I think back to the Epcot entrance music that I would notice as I was leaving late at night. The crowds had died down and the park was becoming peaceful where you could hear the music cast over the whole area. To me it meant the close of a fun day at Disney World. ru-vid.com/video/%D0%B2%D0%B8%D0%B4%D0%B5%D0%BE-_kZDScT9wz0.html
The single flute music with the weird piano accompaniment in the room of stairs in the Haunted Mansion is one of my favorites. It's creepy, empty and perfectly sets up the room.
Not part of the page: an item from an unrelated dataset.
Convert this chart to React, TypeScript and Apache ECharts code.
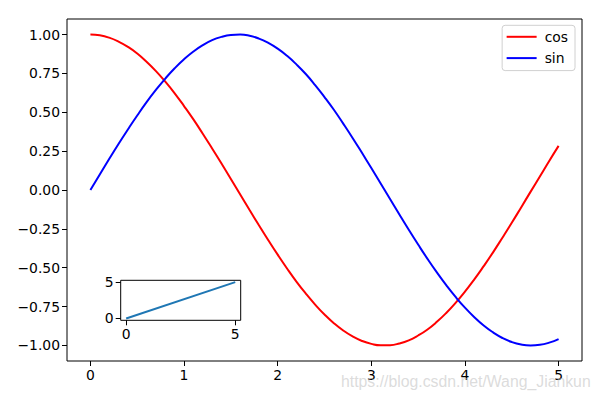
import React, { useEffect, useRef } from "react";
import * as echarts from "echarts";

const xValues = [
  0, 0.1, 0.2, 0.3, 0.4, 0.5, 0.6, 0.7, 0.8, 0.9, 1.0, 1.1, 1.2, 1.3, 1.4, 1.5, 1.6, 1.7, 1.8, 1.9,
  2.0, 2.1, 2.2, 2.3, 2.4, 2.5, 2.6, 2.7, 2.8, 2.9, 3.0, 3.1, 3.2, 3.3, 3.4, 3.5, 3.6, 3.7, 3.8, 3.9,
  4.0, 4.1, 4.2, 4.3, 4.4, 4.5, 4.6, 4.7, 4.8, 4.9, 5.0,
];
const cosValues = [
  1.0, 0.995, 0.98, 0.955, 0.921, 0.878, 0.825, 0.765, 0.697, 0.622, 0.54, 0.454, 0.362, 0.267, 0.17,
  0.071, -0.029, -0.129, -0.227, -0.323, -0.416, -0.505, -0.589, -0.666, -0.737, -0.801, -0.857, -0.904,
  -0.942, -0.971, -0.99, -0.999, -0.998, -0.987, -0.967, -0.936, -0.897, -0.848, -0.791, -0.726, -0.654,
  -0.575, -0.49, -0.401, -0.307, -0.211, -0.112, -0.012, 0.087, 0.187, 0.284,
];
const sinValues = [
  0.0, 0.1, 0.199, 0.296, 0.389, 0.479, 0.565, 0.644, 0.717, 0.783, 0.841, 0.891, 0.932, 0.964, 0.985,
  0.997, 1.0, 0.992, 0.974, 0.946, 0.909, 0.863, 0.808, 0.746, 0.675, 0.598, 0.516, 0.427, 0.335, 0.239,
  0.141, 0.042, -0.058, -0.158, -0.256, -0.351, -0.443, -0.53, -0.612, -0.688, -0.757, -0.818, -0.872,
  -0.916, -0.952, -0.978, -0.994, -1.0, -0.996, -0.982, -0.959,
];
const insetX = [0, 5];
const insetY = [0, 5];

const mainXTicks = [0, 1, 2, 3, 4, 5];
const mainYTicks = [-1, -0.75, -0.5, -0.25, 0, 0.25, 0.5, 0.75, 1];
const insetTicks = [0, 5];
const watermark = "https://blog.csdn.net/Wang_Jiankun";

const FONT = "DejaVu Sans";

const fmtY = (v: number) => {
  const s = Math.abs(v).toFixed(2);
  return v < -1e-9 ? "\u2212" + s : s;
};

export default function App() {
  const ref = useRef<HTMLDivElement>(null);
  useEffect(() => {
    if (!ref.current) return;
    const chart = echarts.init(ref.current, undefined, { renderer: "svg" });
    const axisLine = { show: false, onZero: false };
    const tick = { show: true, inside: false, length: 5, lineStyle: { color: "#000", width: 1 } };
    const labelStyle = { color: "#000", fontFamily: FONT, fontSize: 13.9 };
    chart.setOption({
      animation: false,
      backgroundColor: "#fff",
      grid: [
        { left: 67, top: 19, width: 515, height: 342, show: true, borderColor: "#000", borderWidth: 1, backgroundColor: "transparent" },
        { left: 120.7, top: 280.3, width: 120, height: 40, show: true, borderColor: "#000", borderWidth: 1, backgroundColor: "#fff", z: 10 },
      ],
      xAxis: [
        {
          type: "value", gridIndex: 0, position: "bottom", min: -0.25, max: 5.25, axisLine, splitLine: { show: false },
          axisTick: { ...tick, customValues: mainXTicks },
          axisLabel: { ...labelStyle, margin: 7, customValues: mainXTicks, formatter: (v: number) => String(v) },
        },
        {
          type: "value", gridIndex: 1, position: "bottom", min: -0.25, max: 5.25, axisLine, splitLine: { show: false }, z: 10,
          axisTick: { ...tick, customValues: insetTicks },
          axisLabel: { ...labelStyle, margin: 7, customValues: insetTicks, formatter: (v: number) => String(v) },
        },
      ],
      yAxis: [
        {
          type: "value", gridIndex: 0, position: "left", min: -1.1, max: 1.1, axisLine, splitLine: { show: false },
          axisTick: { ...tick, customValues: mainYTicks },
          axisLabel: { ...labelStyle, margin: 7, customValues: mainYTicks, formatter: fmtY },
        },
        {
          type: "value", gridIndex: 1, position: "left", min: -0.25, max: 5.25, axisLine, splitLine: { show: false }, z: 10,
          axisTick: { ...tick, customValues: insetTicks },
          axisLabel: { ...labelStyle, margin: 7, customValues: insetTicks, formatter: (v: number) => String(v) },
        },
      ],
      legend: {
        right: 25,
        top: 25.3,
        orient: "vertical",
        itemWidth: 30,
        itemHeight: 14,
        itemGap: 7.3,
        padding: [4.5, 7, 5.5, 4.5],
        borderColor: "#d0d0d0",
        borderWidth: 1,
        borderRadius: 3,
        backgroundColor: "rgba(255,255,255,0.8)",
        textStyle: { color: "#000", fontFamily: FONT, fontSize: 13.9, padding: [0, 0, 0, 3] },
        data: [
          { name: "cos", icon: "path://M0,0 L30,0 L30,2 L0,2 Z" },
          { name: "sin", icon: "path://M0,0 L30,0 L30,2 L0,2 Z" },
        ],
      },
      series: [
        {
          name: "cos", type: "line", xAxisIndex: 0, yAxisIndex: 0, showSymbol: false, symbol: "none",
          smooth: true,
          lineStyle: { color: "#ff0000", width: 2 }, itemStyle: { color: "#ff0000" },
          data: xValues.map((x, i) => [x, cosValues[i]]),
        },
        {
          name: "sin", type: "line", xAxisIndex: 0, yAxisIndex: 0, showSymbol: false, symbol: "none",
          smooth: true,
          lineStyle: { color: "#0000ff", width: 2 }, itemStyle: { color: "#0000ff" },
          data: xValues.map((x, i) => [x, sinValues[i]]),
        },
        {
          name: "inset", type: "line", xAxisIndex: 1, yAxisIndex: 1, showSymbol: false, symbol: "none", z: 11,
          lineStyle: { color: "#1f77b4", width: 2 },
          data: insetX.map((x, i) => [x, insetY[i]]),
        },
      ],
      graphic: [
        {
          type: "text",
          left: 341,
          top: 373,
          z: 100,
          style: {
            text: watermark,
            fill: "rgba(190,190,190,0.55)",
            font: "15.8px 'Liberation Sans', Arial, sans-serif",
          },
        },
      ],
    });
    return () => chart.dispose();
  }, []);
  return <div ref={ref} style={{ width: 600, height: 400, position: "absolute", left: 0, top: 0 }} />;
}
I absolutely love the Grim grinning ghosts song and every sound effect in the haunted mansion but I must say my favorite song in the Park is Walt Disney World’s Space Mountain song it makes me so happy every time I hear it
My favorite audio at the Disney parks is the Innovations area music at Epcot. Something about it just makes me so cheerful and happy as I walk past Spaceship Earth.
I love the ambient sounds in Main Street in Disneyland. You can hear people singing, talking, and such. in one corner you can even hear someone showering. It’s really cool.